Probably the greatest example of God’s mercy and forgiveness is found in Luke 15:11-24. In this passage, Jesus tells the parable of the prodigal son who repents of his sins and returns to his father. As the father eagerly embraces and welcomes him, Jesus uses this story to remind us of how great a loving father God is to all of us who turn back to Him in repentance.
How Can We Help Others to Repent?
It is important for us to share the Gospel of Jesus Christ and the hope that comes with repentance with those who do not know the Lord. We must let them know that through Jesus there is hope for salvation, and that repentance of our sins is what pleases God most. By demonstrating the love of God through our lives and through our words, we can positively influence those around us and help them understand the power of repentance.
We also need to remember that we cannot repent for others. It is a personal decision, and each person will have to make his or her own choice. God gives us the freedom to choose whether or not to follow Him and He loves us unconditionally. Our job is to love and encourage them, and to assist and support them in their journey to repentance. We do not have to persuade them or convince them; rather, we should focus on leading by example and letting God’s love and grace work through us.

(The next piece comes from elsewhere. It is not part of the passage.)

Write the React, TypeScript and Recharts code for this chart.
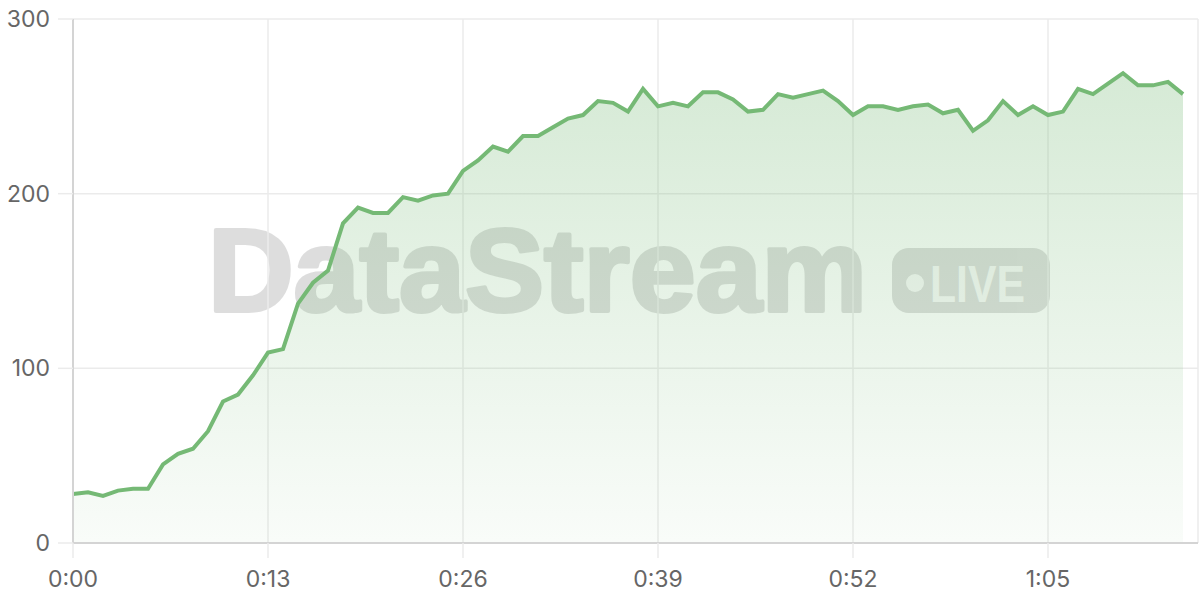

Repentance is an essential part of the Christian life. It is not just a matter of confessing our sins, but of actively turning away from wrong behavior and actively turning towards right behavior. The Bible is filled with stories and examples of repentance, and it is important for understanding what is required for matters of faith and understanding God’s expectations for our lives. As believers, we must strive to live a life of repentance – a life in agreement with God’s will – and we must strive to help others understand the power of repentance and the joy that comes with it.